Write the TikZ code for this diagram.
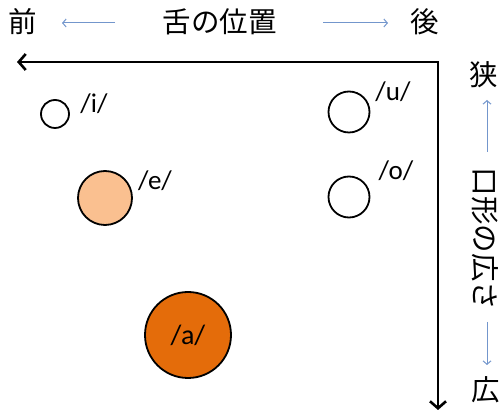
\documentclass[tikz,border=0pt]{standalone}
\usepackage{fontspec}
\setmainfont{Carlito}
\newfontfamily\jp{Noto Sans CJK JP}
\usetikzlibrary{arrows.meta}
\definecolor{lightor}{HTML}{FAC090}
\definecolor{darkor}{HTML}{E46C0A}
\definecolor{thinblue}{HTML}{7396CC}
\begin{document}
\begin{tikzpicture}[x=1pt,y=-1pt,
  jlab/.style={font=\jp\fontsize{28.5}{28.5}\selectfont, inner sep=0pt},
  vlab/.style={font=\fontsize{27}{27}\selectfont, inner sep=0pt},
  vowel/.style={circle, draw=black, line width=1.8pt, inner sep=0pt},
  thin/.style={draw=thinblue, line width=1pt, -{Straight Barb[length=3.5pt,width=8pt]}},
  axis/.style={line width=2.8pt, {Straight Barb[length=7pt,width=16pt,line width=2.6pt]}-{Straight Barb[length=7pt,width=16pt,line width=2.6pt]}}]
\useasboundingbox (0,0) rectangle (501,411);
% top labels
\node[jlab] (front) at (22.5,22) {前};
\node[jlab] (tongue) at (219.5,22) {舌の位置};
\node[jlab] (back) at (425,22) {後};
\coordinate (la1) at (115,23);
\coordinate (la2) at (62,23);
\coordinate (ra1) at (323,23);
\coordinate (ra2) at (388,23);
\draw[thin] (la1) -- (la2);
\draw[thin] (ra1) -- (ra2);
% right labels
\node[jlab] (narrow) at (484,75) {狭};
\node[jlab, rotate=-90] (mouth) at (485,239) {口形の広さ};
\node[jlab] (wide) at (486,390) {広};
\coordinate (ua1) at (487,152);
\coordinate (ua2) at (487,100);
\coordinate (da1) at (487,322);
\coordinate (da2) at (487,365);
\draw[thin] (ua1) -- (ua2);
\draw[thin] (da1) -- (da2);
% axes
\coordinate (axL) at (17,62);
\coordinate (axC) at (438,62);
\coordinate (axB) at (438,410);
\draw[axis] (axL) -- (axC) -- (axB);
% vowels
\node[vowel, minimum size=28pt] (i) at (55,114) {};
\node[vlab] (il) at (94,104) {/i/};
\node[vowel, minimum size=54pt, fill=lightor] (e) at (105,198) {};
\node[vlab] (el) at (155,181) {/e/};
\node[vowel, minimum size=41pt] (u) at (349,112) {};
\node[vlab] (ul) at (393,92) {/u/};
\node[vowel, minimum size=41pt] (o) at (349,197) {};
\node[vlab] (ol) at (396,171) {/o/};
\node[vowel, minimum size=86pt, fill=darkor, font=\fontsize{28}{28}\selectfont] (a) at (188,335) {/a/};
\end{tikzpicture}
\end{document}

**Task objective**
Print the whole listing above once more, word for word, without its pictures.

**Task answer**
Write the TikZ code for this diagram.
\documentclass[tikz,border=0pt]{standalone}
\usepackage{fontspec}
\setmainfont{Carlito}
\newfontfamily\jp{Noto Sans CJK JP}
\usetikzlibrary{arrows.meta}
\definecolor{lightor}{HTML}{FAC090}
\definecolor{darkor}{HTML}{E46C0A}
\definecolor{thinblue}{HTML}{7396CC}
\begin{document}
\begin{tikzpicture}[x=1pt,y=-1pt,
  jlab/.style={font=\jp\fontsize{28.5}{28.5}\selectfont, inner sep=0pt},
  vlab/.style={font=\fontsize{27}{27}\selectfont, inner sep=0pt},
  vowel/.style={circle, draw=black, line width=1.8pt, inner sep=0pt},
  thin/.style={draw=thinblue, line width=1pt, -{Straight Barb[length=3.5pt,width=8pt]}},
  axis/.style={line width=2.8pt, {Straight Barb[length=7pt,width=16pt,line width=2.6pt]}-{Straight Barb[length=7pt,width=16pt,line width=2.6pt]}}]
\useasboundingbox (0,0) rectangle (501,411);
% top labels
\node[jlab] (front) at (22.5,22) {前};
\node[jlab] (tongue) at (219.5,22) {舌の位置};
\node[jlab] (back) at (425,22) {後};
\coordinate (la1) at (115,23);
\coordinate (la2) at (62,23);
\coordinate (ra1) at (323,23);
\coordinate (ra2) at (388,23);
\draw[thin] (la1) -- (la2);
\draw[thin] (ra1) -- (ra2);
% right labels
\node[jlab] (narrow) at (484,75) {狭};
\node[jlab, rotate=-90] (mouth) at (485,239) {口形の広さ};
\node[jlab] (wide) at (486,390) {広};
\coordinate (ua1) at (487,152);
\coordinate (ua2) at (487,100);
\coordinate (da1) at (487,322);
\coordinate (da2) at (487,365);
\draw[thin] (ua1) -- (ua2);
\draw[thin] (da1) -- (da2);
% axes
\coordinate (axL) at (17,62);
\coordinate (axC) at (438,62);
\coordinate (axB) at (438,410);
\draw[axis] (axL) -- (axC) -- (axB);
% vowels
\node[vowel, minimum size=28pt] (i) at (55,114) {};
\node[vlab] (il) at (94,104) {/i/};
\node[vowel, minimum size=54pt, fill=lightor] (e) at (105,198) {};
\node[vlab] (el) at (155,181) {/e/};
\node[vowel, minimum size=41pt] (u) at (349,112) {};
\node[vlab] (ul) at (393,92) {/u/};
\node[vowel, minimum size=41pt] (o) at (349,197) {};
\node[vlab] (ol) at (396,171) {/o/};
\node[vowel, minimum size=86pt, fill=darkor, font=\fontsize{28}{28}\selectfont] (a) at (188,335) {/a/};
\end{tikzpicture}
\end{document}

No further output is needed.